What are the odds that the US stock market, the S&P 500, will make money next year? How about over the next three, five, 10 or 15 years? Do you think that each year you have a better than 50% chance to make money by investing in US stocks? Or is the market like a casino and Wall Street has the odds stacked against the average investor like the casino does in all of its games?
Our friends at Oppenheimer took Morningstar research and compared the odds of making money in the stock market to the different games in the casino. Guess what, your odds in the casino are lousy. The best games – baccarat, craps and blackjack, give you 48% to 49% chances of winning. The stock market, on the other hand, has been positive 75% of the time over rolling one year periods of time. The market has been up 94% of the time over ten year periods and 99.7% of the time over 15 year periods.
We take the stock market every time as a way to have money earn compound interest and gain over time. It is why accounts targeted for future income – like retirement accounts – need to have a sizable commitment to stocks. It is why we stay in stocks through difficult periods like the beginning of this year.
What are your expectations for the next year, three, five or 10? Can you live with those expectations as your money is invested in a portfolio of different investment asset classes? Have you even thought about it much?
We think about investment returns every day and how likely those investment returns are to be as we go in to the future. Our investment and financial planning work depends on how likely returns are to be in the future and if they will reflect the past or become something very different. Financial plans require us to make certain decisions about the future of each dollar invested.
Financial plans start with basic assumptions. When do you plan to retire? How much income do you need to support your lifestyle? What tax rates will be used? At the beginning of the planning work we ask questions that have not been answered in detail before. The ideas we have for our life in the future float around in our heads but it looks very different when those ideas are written down with targeted ranges in place for spending, life goals and retirement.

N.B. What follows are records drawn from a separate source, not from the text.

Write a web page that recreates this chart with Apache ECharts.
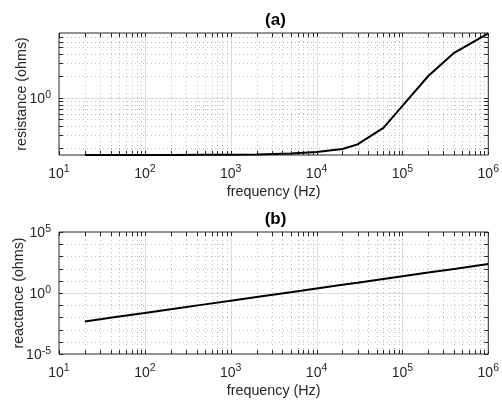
<!DOCTYPE html>
<html>
<head>
<meta charset="utf-8">
<script src="https://cdn.jsdelivr.net/npm/echarts@6/dist/echarts.min.js"></script>
<style>
html,body{margin:0;padding:0;background:#fff;}
#chart{width:502px;height:401px;}
</style>
</head>
<body>
<div id="chart"></div>
<script>
// ---- data ----
const frequency = [20, 50, 100, 200, 500, 1000, 2000, 5000, 10000, 20000, 30000, 60000, 100000, 200000, 400000, 1000000];
const resistance = [0.160, 0.160, 0.160, 0.160, 0.161, 0.161, 0.163, 0.168, 0.176, 0.194, 0.225, 0.38, 0.77, 2.0, 4.2, 7.8];
const reactance = [0.0047, 0.0117, 0.0234, 0.047, 0.117, 0.234, 0.47, 1.17, 2.34, 4.7, 7.0, 14, 23.4, 47, 94, 234];
const titles = ['(a)', '(b)'];
const xName = 'frequency (Hz)';
const yNames = ['resistance (ohms)', 'reactance (ohms)'];
const xRange = [10, 1e6];
const yRangeA = [0.16, 7.9];
const yRangeB = [1e-5, 1e5];
// grid line values
const xMajor = [10, 100, 1000, 10000, 100000, 1000000];
const xMinor = [];
for (let k = 1; k <= 5; k++) for (let m = 2; m <= 9; m++) xMinor.push(m * Math.pow(10, k));
const yMajorA = [1];
const yMinorA = [0.2, 0.3, 0.4, 0.5, 0.6, 0.7, 0.8, 0.9, 2, 3, 4, 5, 6, 7];
const yMajorB = [1e-5, 1, 1e5];
const yMinorB = [1e-4, 1e-3, 1e-2, 1e-1, 10, 100, 1000, 10000];

const TXT = '#262626';
const FONT = 'Liberation Sans, Arial, Helvetica, sans-serif';

function expLabel(v) {
  const l = Math.log10(v);
  const e = Math.round(l);
  if (Math.abs(l - e) > 1e-6) return '';
  return '{b|10}{s|' + e + '}';
}
const richLab = {
  b: {fontSize: 14, color: TXT, fontFamily: FONT, lineHeight: 17, verticalAlign: 'bottom'},
  s: {fontSize: 10.5, color: TXT, fontFamily: FONT, lineHeight: 17, verticalAlign: 'bottom', padding: [0, 0, 6, 0]}
};

function gridItems(xMaj, xMin, yMaj, yMin, yRef) {
  const items = [];
  xMaj.forEach(v => items.push([v, yRef, 0, 1]));
  xMin.forEach(v => items.push([v, yRef, 0, 0]));
  yMaj.forEach(v => items.push([100, v, 1, 1]));
  yMin.forEach(v => items.push([100, v, 1, 0]));
  return items;
}

function renderGrid(params, api) {
  const cs = params.coordSys;
  const orient = api.value(2), major = api.value(3);
  const p = api.coord([api.value(0), api.value(1)]);
  const children = [];
  const gridStyle = major ? {stroke: '#dcdcdc', lineWidth: 1} : {stroke: '#bdbdbd', lineWidth: 1, lineDash: [1, 3]};
  const tl = 4;
  const tickStyle = {stroke: TXT, lineWidth: 1};
  if (orient === 0) {
    const x = Math.round(p[0]) + 0.5;
    if (!(x <= cs.x + 1 || x >= cs.x + cs.width - 1)) {
      children.push({type: 'line', shape: {x1: x, y1: cs.y, x2: x, y2: cs.y + cs.height}, style: gridStyle, silent: true});
    }
    children.push({type: 'line', shape: {x1: x, y1: cs.y + cs.height, x2: x, y2: cs.y + cs.height - tl}, style: tickStyle, z2: 5});
    children.push({type: 'line', shape: {x1: x, y1: cs.y, x2: x, y2: cs.y + tl}, style: tickStyle, z2: 5});
  } else {
    const y = Math.round(p[1]) + 0.5;
    if (!(y <= cs.y + 1 || y >= cs.y + cs.height - 1)) {
      children.push({type: 'line', shape: {x1: cs.x, y1: y, x2: cs.x + cs.width, y2: y}, style: gridStyle, silent: true});
    }
    children.push({type: 'line', shape: {x1: cs.x, y1: y, x2: cs.x + tl, y2: y}, style: tickStyle, z2: 5});
    children.push({type: 'line', shape: {x1: cs.x + cs.width, y1: y, x2: cs.x + cs.width - tl, y2: y}, style: tickStyle, z2: 5});
  }
  return {type: 'group', children: children};
}

function xAxisDef(idx) {
  return {
    type: 'log', logBase: 10, gridIndex: idx, min: xRange[0], max: xRange[1],
    name: xName, nameLocation: 'middle', nameGap: 30, nameMoveOverlap: false,
    nameTextStyle: {fontSize: 14.3, color: TXT, fontFamily: FONT},
    axisLine: {show: false}, axisTick: {show: false}, splitLine: {show: false}, minorTick: {show: false},
    axisLabel: {formatter: expLabel, rich: richLab, margin: 9, showMinLabel: true, showMaxLabel: true}
  };
}
function yAxisDef(idx, range, gap) {
  return {
    type: 'log', logBase: 10, gridIndex: idx, min: range[0], max: range[1],
    name: yNames[idx], nameLocation: 'middle', nameGap: gap, nameRotate: 90, nameMoveOverlap: false,
    nameTextStyle: {fontSize: 14.3, color: TXT, fontFamily: FONT},
    axisLine: {show: false}, axisTick: {show: false}, splitLine: {show: false}, minorTick: {show: false},
    axisLabel: {formatter: expLabel, rich: richLab, margin: 8, showMinLabel: true, showMaxLabel: true}
  };
}

const chart = echarts.init(document.getElementById('chart'), null, {renderer: 'canvas'});
chart.setOption({
  backgroundColor: '#fff',
  animation: false,
  graphic: [
    {type: 'text', x: 275.5, y: 20.5, z: 10, style: {text: titles[0], textAlign: 'center', textVerticalAlign: 'middle', fontSize: 17, fontWeight: 'bold', fill: '#000', fontFamily: FONT}},
    {type: 'text', x: 275.5, y: 219.5, z: 10, style: {text: titles[1], textAlign: 'center', textVerticalAlign: 'middle', fontSize: 17, fontWeight: 'bold', fill: '#000', fontFamily: FONT}}
  ],
  grid: [
    {left: 59, top: 33, width: 433, height: 122, show: true, borderColor: TXT, borderWidth: 1, backgroundColor: '#fff'},
    {left: 59, top: 232, width: 433, height: 122, show: true, borderColor: TXT, borderWidth: 1, backgroundColor: '#fff'}
  ],
  xAxis: [xAxisDef(0), xAxisDef(1)],
  yAxis: [yAxisDef(0, yRangeA, 30), yAxisDef(1, yRangeB, 33)],
  series: [
    {type: 'custom', xAxisIndex: 0, yAxisIndex: 0, renderItem: renderGrid, clip: false, silent: true, z: 1,
     data: gridItems(xMajor, xMinor, yMajorA, yMinorA, 1)},
    {type: 'custom', xAxisIndex: 1, yAxisIndex: 1, renderItem: renderGrid, clip: false, silent: true, z: 1,
     data: gridItems(xMajor, xMinor, yMajorB, yMinorB, 1)},
    {type: 'line', xAxisIndex: 0, yAxisIndex: 0, showSymbol: false, symbol: 'none', z: 3, clip: false,
     lineStyle: {color: '#000', width: 2}, data: frequency.map((f, i) => [f, resistance[i]])},
    {type: 'line', xAxisIndex: 1, yAxisIndex: 1, showSymbol: false, symbol: 'none', z: 3, clip: false,
     lineStyle: {color: '#000', width: 2}, data: frequency.map((f, i) => [f, reactance[i]])}
  ]
});
</script>
</body>
</html>
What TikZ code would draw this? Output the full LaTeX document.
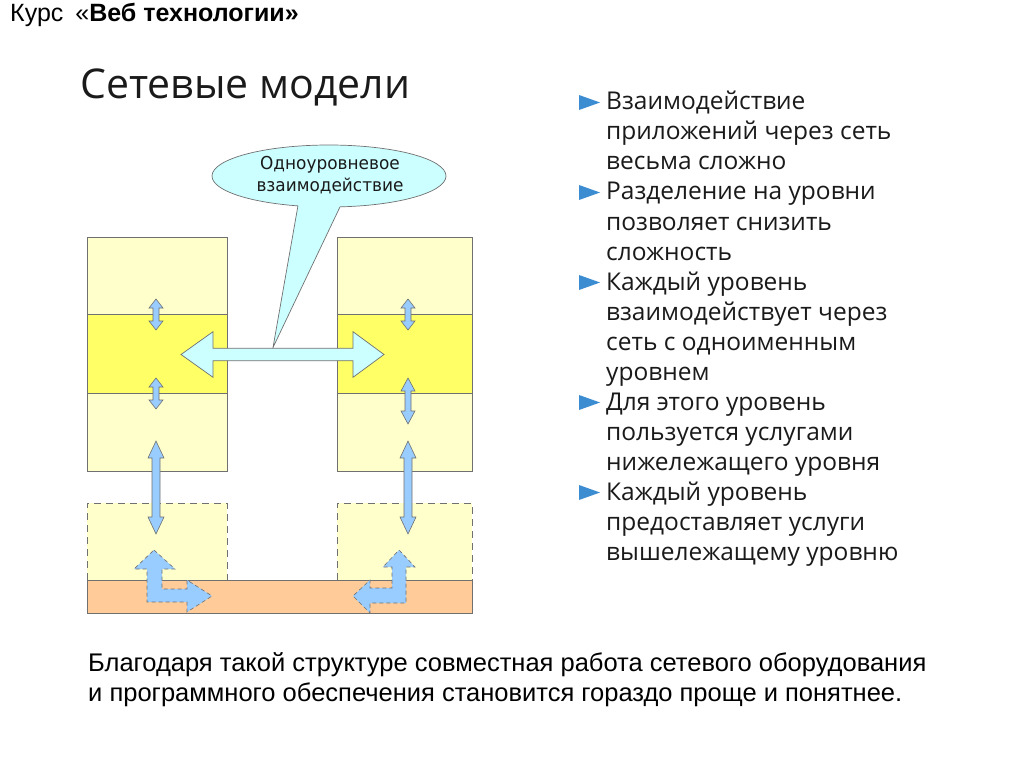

Once the plan is sketched out, another set of assumptions must be used – the returns to use for each asset class and inflation. We have to make decisions about which investments will work best to achieve the goals in the plan. These assumptions require knowledge of past returns and a review of what could happen in the future. The past is simple – we have great data for US stocks, international stocks, oil and gas, gold, government bonds, high yield bonds and every standard asset class. We know what the variability of these returns has been as well.
Expected future returns – well, that’s what keeps us up at night. Will stocks perform as they have in the past? Will inflation remain low or return to its historical average? Will interest rates ever go up to help savers and if so when?
Each year, I review different asset class return projections. Some research groups put out their one year number – what they think each asset class will return next year. Others put out seven or ten year estimates. There are some with estimates that are very different but most fall close in line with each other. For the most part, the longer term estimates look reasonable and have track records to match.
We do expect the next decade to have more volatility than the prior decade. Inflation looks like it will be lower. Certain asset classes, like long-term US government bonds, are expected to have a tough time making money after inflation is factored in to the equation.
Our goal for clients is to take the least risk possible to help you achieve your goals. For most of us, this means having money in a variety of assets. Certain assets, like stocks in the US and abroad, can be expected to grow significantly as returns compound. Others, like bonds, are there to provide some steady income and portfolio balance.
We are passionate about helping you achieve your life goals and to retire comfortably. Talking about return expectations may not be as exciting as talking about your next vacation or sending children off to college and yet it is a crucial component of your ability to live a fulfilling and rewarding life. Next time we review your financial plan let’s also review our expected return assumptions built into the plan to help you understand our outlook. We hope, as fans of The Hunger Games will remember, that the odds will forever be in your favor.